Ida, la fille de Mawy, naît dans les Amériques et comprend qu’elle ne connaîtra jamais l’Afrique dont elle doit faire le deuil. Née sans les souvenirs de l’Afrique, elle doit se construire une nouvelle identité. Tandis qu’une partie d’elle-même appelle à la  rébellion, « mon autre partie cherche vainement à éviter la corruption, en oubliant la noire misère qui a permis son existence, pour embrasser cet appendice de liberté accroché loin là- bas, à l’horizon et se délecter de ce droit comme d’une récompense pour être ou ne pas être ».Ne pouvant plus s’accrocher à ce qu’elle a perdu, Ida n’a pas d’autre choix que de chercher à  se connaître afin de trouver le « point zéro », ce plancher d’où, avec toute la force contenue

dans ses jambes, elle se propulsera pour un nouveau départ. Comme les fondations sur lesquelles se construit une maison, tout homme a besoin de partir de ce « point zéro » à partir duquel il se crée une identité nouvelle, qui fera que nul ne pourra lui ravir ce que Dieu a promis à chacun, à savoir son droit à la vie et à la dignité. C’est à un vrai travail spirituel d’Ida s’attelle, le seul qui lui permettra d’apprendre à s’aimer et à aimer les autres.

3. Un triple travail

Ainsi, Marie-Louise Danchet nous appelle tous à un triple travail : culturel, mémoriel et spirituel. Culturel, en comprenant que l’Afrique est un grand peuple qui, grâce à ses

civilisations millénaires, a crû en son humanité et a su résisté à sa destruction. Mémoriel, en  consentant à accepter sereinement l’épreuve de l’avilissement et du dénuement de soi-même. Spirituel, en réalisant que nous sommes nés de la volonté de Dieu et non de celle de l’homme, et que donc ce que les hommes ont tenté de déshumaniser, il nous faut le réhumaniser, en nous mettant sous le regard de Dieu et en Le laissant nous reconstruire de l’intérieur.

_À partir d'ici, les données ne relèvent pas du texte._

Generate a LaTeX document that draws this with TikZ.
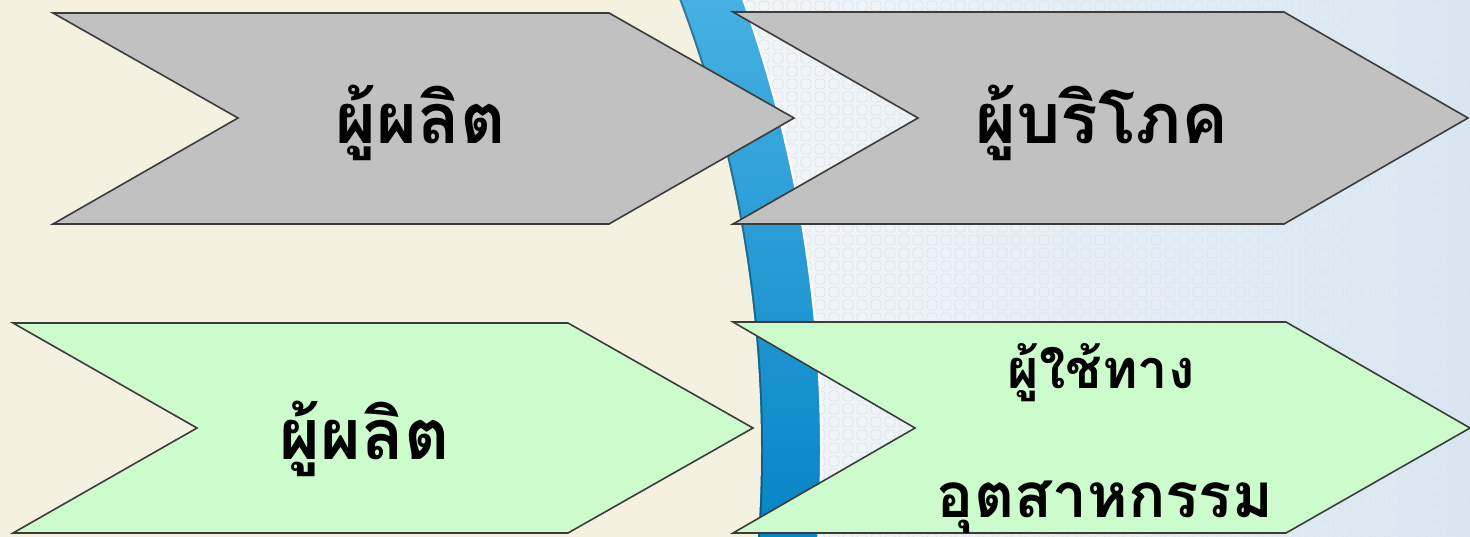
\documentclass[tikz,border=0pt]{standalone}
\usepackage{fontspec}
\newfontfamily\thaifont[Script=Thai]{Loma}
\definecolor{beige}{RGB}{244,241,224}
\definecolor{graybox}{RGB}{193,193,193}
\definecolor{greenbox}{RGB}{205,252,204}
\definecolor{edgegray}{RGB}{60,60,60}
\definecolor{bandtop}{RGB}{70,176,226}
\definecolor{bandbot}{RGB}{6,132,198}
\definecolor{paleleft}{RGB}{245,247,249}
\definecolor{paleright}{RGB}{216,231,242}
\definecolor{ringcol}{RGB}{222,228,234}
\begin{document}
\begin{tikzpicture}[x=1pt,y=-1pt,
  arrowbox/.style={draw=edgegray, line width=1.6pt, line join=miter},
  thaitext/.style={font=\thaifont\bfseries\fontsize{70}{80}\selectfont, anchor=base, inner sep=0pt, text=black},
  thaismall/.style={thaitext, font=\thaifont\bfseries\fontsize{54}{64}\selectfont},
  thaiwide/.style={thaitext, font=\thaifont\bfseries\fontsize{62}{72}\selectfont}]
\useasboundingbox (0,0) rectangle (1470,536);
\begin{scope}
  \clip (0,0) rectangle (1470,536);
  % pale patterned field on the right
  \shade[left color=paleleft, right color=paleright] (700,0) rectangle (1470,536);
  \foreach \i in {0,...,52}
    \foreach \j in {0,...,41}
      \draw[ringcol, line width=0.8pt, rounded corners=3pt]
        ({745+\i*14},{1+\j*13}) rectangle ++(10,10);
  % curved blue band
  \begin{scope}
    \clip (-515,450) circle[radius=1336pt];
    \shade[top color=bandtop, bottom color=bandbot] (0,0) rectangle (1470,536);
  \end{scope}
  \draw[white, line width=2pt] (-515,450) circle[radius=1336pt];
  % beige field on the left
  \fill[beige] (-515,450) circle[radius=1276pt];
  \draw[black, opacity=0.3, line width=2pt] (-515,450) circle[radius=1277pt];
\end{scope}

% chevrons
\draw[arrowbox, fill=graybox]
  (53,13) -- (609,13) -- (794,118) -- (609,224) -- (53,224) -- (238,118) -- cycle;
\draw[arrowbox, fill=graybox]
  (733,12) -- (1284,12) -- (1468,118) -- (1284,224) -- (733,224) -- (918,118) -- cycle;
\draw[arrowbox, fill=greenbox]
  (13,323) -- (568,323) -- (753,428) -- (568,533) -- (13,533) -- (197,428) -- cycle;
\draw[arrowbox, fill=greenbox]
  (733,322) -- (1286,322) -- (1470,428) -- (1286,533) -- (733,533) -- (915,428) -- cycle;

% labels
\node[thaitext] (producerA) at (421,143) {ผู้ผลิต};
\node[thaitext] (consumer) at (1102,143) {ผู้บริโภค};
\node[thaitext] (producerB) at (365,459) {ผู้ผลิต};
\node[thaismall] (userA) at (1101,388) {ผู้ใช้ทาง};
\node[thaiwide] (userB) at (1105,517) {อุตสาหกรรม};
\end{tikzpicture}
\end{document}
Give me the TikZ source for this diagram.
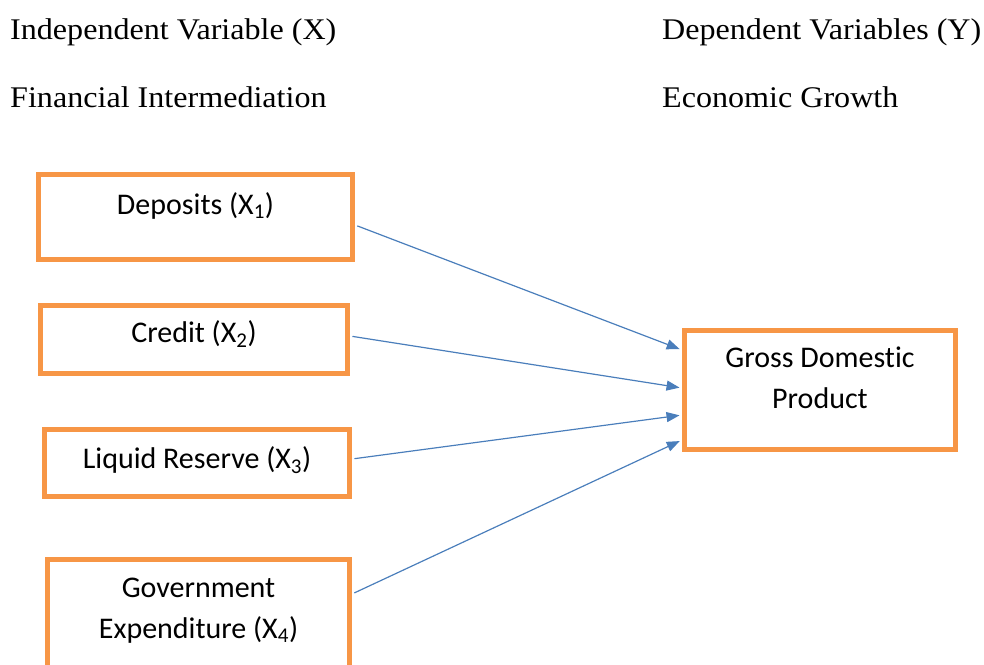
\documentclass[tikz,border=0pt]{standalone}
\usepackage{fontspec}
\newfontfamily\headfont[FakeStretch = 1.07]{Liberation Serif}
\newfontfamily\boxfont[RawFeature = {-liga;-dlig;-clig}]{Carlito}
\usetikzlibrary{arrows.meta}
\definecolor{boxorange}{HTML}{F79646}
\definecolor{arrowblue}{HTML}{4A7EBB}
\tikzset{
	box/.style = {draw = boxorange, line width = 5pt, inner sep = 0pt},
	boxtext/.style = {font = \boxfont\fontsize{30}{41}\selectfont, align = center, anchor = base, inner sep = 0pt},
	head/.style = {font = \headfont\fontsize{30}{36}\selectfont, anchor = base west, inner sep = 0pt},
	link/.style = {arrowblue, line width = 1.2pt, -{Triangle[length = 13pt, width = 10pt]}, shorten <= 2.5pt, shorten >= 2.5pt}
}
\begin{document}
\begin{tikzpicture}[x = 1pt, y = -1pt]
		\useasboundingbox (0,0) rectangle (984,664);
		\clip (0,0) rectangle (984,664);
		% headings
		\node [head] (indep) at (10,39) {Independent Variable (X)};
		\node [head] (dep) at (662,39) {Dependent Variables (Y)};
		\node [head] (fin) at (10,107) {Financial Intermediation};
		\node [head] (econ) at (662,107) {Economic Growth};
		% boxes
		\node [box, minimum width = 314pt, minimum height = 85pt] (deposits) at (195.5,217) {};
		\node [box, minimum width = 307pt, minimum height = 68pt] (credit) at (194,339.5) {};
		\node [box, minimum width = 305pt, minimum height = 67pt] (liquid) at (197,463) {};
		\node [box, minimum width = 302pt, minimum height = 131pt] (govt) at (198.5,625) {};
		\node [box, minimum width = 271pt, minimum height = 119pt] (gdp) at (820,390) {};
		\node [boxtext] (depositstext) at ([yshift = 3pt]deposits.center) {Deposits (X\textsubscript{1})};
		\node [boxtext] (credittext) at ([yshift = -2.5pt]credit.center) {Credit (X\textsubscript{2})};
		\node [boxtext] (liquidtext) at ([yshift = -5pt]liquid.center) {Liquid Reserve (X\textsubscript{3})};
		\node [boxtext] (govttext) at ([yshift = -13pt]govt.center) {Government\\Expenditure (X\textsubscript{4})};
		\node [boxtext] (gdptext) at ([yshift = -18pt]gdp.center) {Gross Domestic\\Product};
		% arrows
		\draw [link] ([yshift = -8pt]deposits.east) -- ([yshift = 40pt]gdp.west);
		\draw [link] ([yshift = 3.5pt]credit.east) -- ([yshift = 2pt]gdp.west);
		\draw [link] ([yshift = 4pt]liquid.east) -- ([yshift = -25pt]gdp.west);
		\draw [link] ([yshift = 31pt]govt.east) -- ([yshift = -50pt]gdp.west);
	\end{tikzpicture}
\end{document}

Marie-Louise Danchet conclut : « Et si cette orgie de barbarie n’était qu’un moyen divin pour imposer la tolérance dans toute sa valeur et toute sa justesse. La patience n’est-elle pas l’essence même du divin ? Vu l’âge de l’humanité, trois, cinq cents ans, qu’est-ce ? Qu’est-ce pour une entité Maître de l’infini, nommée Eternité, deux, trois cent ans ? Le Mieux et la Raison n’appartiennent-ils pas à l’espérance ? Et si c’était tout simplement une volonté divine

que de doter l’humanité d’un nouveau type d’homme ! ». Ce nouveau type d’homme est celui  qui nous invite à sortir de la prison de tout ce qui réduit l’homme à sa couleur, son ethnie, sa culture, … et à devenir un véritable être humain, ouvert aux valeurs de l’universel et de l’Homme.